**What you will do**
In this exercise, return the whole listing exactly, excluding any images.

+-------+

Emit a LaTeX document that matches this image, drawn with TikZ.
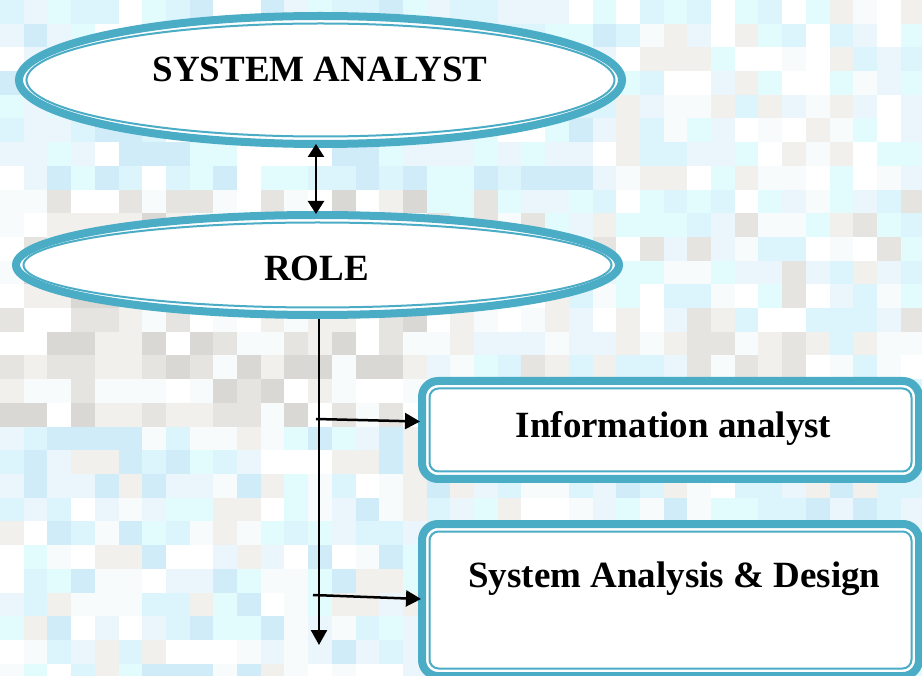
\documentclass[tikz,border=0pt]{standalone}
\usepackage{fontspec}
\setmainfont{Liberation Serif}
\usetikzlibrary{arrows.meta,shapes.geometric}
\definecolor{band}{HTML}{4BACC6}
\definecolor{mz1}{HTML}{D0ECF9}
\definecolor{mz2}{HTML}{DCF4FB}
\definecolor{mz3}{HTML}{E2FCFD}
\definecolor{mz4}{HTML}{EAF6FC}
\definecolor{mz5}{HTML}{FFFFFF}
\definecolor{mz6}{HTML}{F7FBFC}
\definecolor{mz7}{HTML}{F2F0EC}
\definecolor{mz8}{HTML}{E6E4E0}
\definecolor{mz9}{HTML}{DAD8D4}
\tikzset{
  bandellipse/.style={ellipse, draw=band, line width=8pt, fill=white, inner sep=0pt},
  bandbox/.style={rectangle, draw=band, line width=8pt, fill=white, rounded corners=16pt, inner sep=0pt},
  thinline/.style={draw=band, line width=2pt},
  lbl/.style={font=\bfseries\fontsize{37}{44}\selectfont, anchor=base, inner sep=0pt},
  conn/.style={line width=2.5pt, black, arrows={-Triangle[length=15pt,width=16pt]}},
  dconn/.style={line width=2.5pt, black, arrows={Triangle[length=13pt,width=16pt]-Triangle[length=13pt,width=16pt]}}
}
\begin{document}
\begin{tikzpicture}[x=1pt,y=-1pt]
\useasboundingbox (0,0) rectangle (922,676);
\clip (0,0) rectangle (922,676);
% mosaic background
\pgfmathsetseed{11}
\foreach \i in {0,...,38}{
  \foreach \j in {0,...,28}{
    \pgfmathtruncatemacro{\lo}{\j<8 ? (\i<26 ? 1 : 2) : (\j<18 ? (\i<18 ? 5 : 2) : 1)}
    \pgfmathtruncatemacro{\hi}{\j<8 ? (\i<26 ? 5 : 7) : (\j<18 ? (\i<18 ? 9 : 8) : 7)}
    \pgfmathrandominteger{\mzc}{\lo}{\hi}
    \fill[mz\mzc] (\i*23.7,\j*23.7) rectangle ++(23.8,23.8);
  }
}
% ellipses
\node[bandellipse, minimum width=603pt, minimum height=128pt] (sa) at (320.5,80) {};
\draw[thinline] (sa.center) ellipse [x radius=294, y radius=56.5];
\node[bandellipse, minimum width=603pt, minimum height=100pt] (role) at (317.5,265) {};
\draw[thinline] (role.center) ellipse [x radius=294, y radius=42.5];
% boxes
\node[bandbox, minimum width=497pt, minimum height=98pt] (ia) at (670.5,430) {};
\draw[thinline, rounded corners=9pt] (429.5,388.5) rectangle (911.5,471.5);
\node[bandbox, minimum width=497pt, minimum height=152pt] (sad) at (670.5,600) {};
\draw[thinline, rounded corners=9pt] (429.5,531.5) rectangle (911.5,668.5);
% texts
\node[lbl] (saT) at (320,82) {SYSTEM ANALYST};
\node[lbl] (roleT) at (316.5,281) {ROLE};
\node[lbl] (iaT) at (673.5,438) {Information analyst};
\node[lbl] (sadT) at (674.5,587) {System Analysis \& Design};
% connectors
\coordinate (ax) at (316,0);
\coordinate (vx) at (319,0);
\coordinate (vend) at (319,645);
\coordinate (b1) at (316,419);
\coordinate (b2) at (313,595);
\draw[dconn] ([yshift=4pt]sa.south -| ax) -- ([yshift=-3pt]role.north -| ax);
\draw[conn] (role.south -| vx) -- (vend);
\draw[conn] (b1) -- ([xshift=2pt,yshift=8.5pt]ia.west);
\draw[conn] (b2) -- ([xshift=3pt,yshift=1pt]sad.west);
\end{tikzpicture}
\end{document}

+-------+

**The answer**
Emit a LaTeX document that matches this image, drawn with TikZ.
\documentclass[tikz,border=0pt]{standalone}
\usepackage{fontspec}
\setmainfont{Liberation Serif}
\usetikzlibrary{arrows.meta,shapes.geometric}
\definecolor{band}{HTML}{4BACC6}
\definecolor{mz1}{HTML}{D0ECF9}
\definecolor{mz2}{HTML}{DCF4FB}
\definecolor{mz3}{HTML}{E2FCFD}
\definecolor{mz4}{HTML}{EAF6FC}
\definecolor{mz5}{HTML}{FFFFFF}
\definecolor{mz6}{HTML}{F7FBFC}
\definecolor{mz7}{HTML}{F2F0EC}
\definecolor{mz8}{HTML}{E6E4E0}
\definecolor{mz9}{HTML}{DAD8D4}
\tikzset{
  bandellipse/.style={ellipse, draw=band, line width=8pt, fill=white, inner sep=0pt},
  bandbox/.style={rectangle, draw=band, line width=8pt, fill=white, rounded corners=16pt, inner sep=0pt},
  thinline/.style={draw=band, line width=2pt},
  lbl/.style={font=\bfseries\fontsize{37}{44}\selectfont, anchor=base, inner sep=0pt},
  conn/.style={line width=2.5pt, black, arrows={-Triangle[length=15pt,width=16pt]}},
  dconn/.style={line width=2.5pt, black, arrows={Triangle[length=13pt,width=16pt]-Triangle[length=13pt,width=16pt]}}
}
\begin{document}
\begin{tikzpicture}[x=1pt,y=-1pt]
\useasboundingbox (0,0) rectangle (922,676);
\clip (0,0) rectangle (922,676);
% mosaic background
\pgfmathsetseed{11}
\foreach \i in {0,...,38}{
  \foreach \j in {0,...,28}{
    \pgfmathtruncatemacro{\lo}{\j<8 ? (\i<26 ? 1 : 2) : (\j<18 ? (\i<18 ? 5 : 2) : 1)}
    \pgfmathtruncatemacro{\hi}{\j<8 ? (\i<26 ? 5 : 7) : (\j<18 ? (\i<18 ? 9 : 8) : 7)}
    \pgfmathrandominteger{\mzc}{\lo}{\hi}
    \fill[mz\mzc] (\i*23.7,\j*23.7) rectangle ++(23.8,23.8);
  }
}
% ellipses
\node[bandellipse, minimum width=603pt, minimum height=128pt] (sa) at (320.5,80) {};
\draw[thinline] (sa.center) ellipse [x radius=294, y radius=56.5];
\node[bandellipse, minimum width=603pt, minimum height=100pt] (role) at (317.5,265) {};
\draw[thinline] (role.center) ellipse [x radius=294, y radius=42.5];
% boxes
\node[bandbox, minimum width=497pt, minimum height=98pt] (ia) at (670.5,430) {};
\draw[thinline, rounded corners=9pt] (429.5,388.5) rectangle (911.5,471.5);
\node[bandbox, minimum width=497pt, minimum height=152pt] (sad) at (670.5,600) {};
\draw[thinline, rounded corners=9pt] (429.5,531.5) rectangle (911.5,668.5);
% texts
\node[lbl] (saT) at (320,82) {SYSTEM ANALYST};
\node[lbl] (roleT) at (316.5,281) {ROLE};
\node[lbl] (iaT) at (673.5,438) {Information analyst};
\node[lbl] (sadT) at (674.5,587) {System Analysis \& Design};
% connectors
\coordinate (ax) at (316,0);
\coordinate (vx) at (319,0);
\coordinate (vend) at (319,645);
\coordinate (b1) at (316,419);
\coordinate (b2) at (313,595);
\draw[dconn] ([yshift=4pt]sa.south -| ax) -- ([yshift=-3pt]role.north -| ax);
\draw[conn] (role.south -| vx) -- (vend);
\draw[conn] (b1) -- ([xshift=2pt,yshift=8.5pt]ia.west);
\draw[conn] (b2) -- ([xshift=3pt,yshift=1pt]sad.west);
\end{tikzpicture}
\end{document}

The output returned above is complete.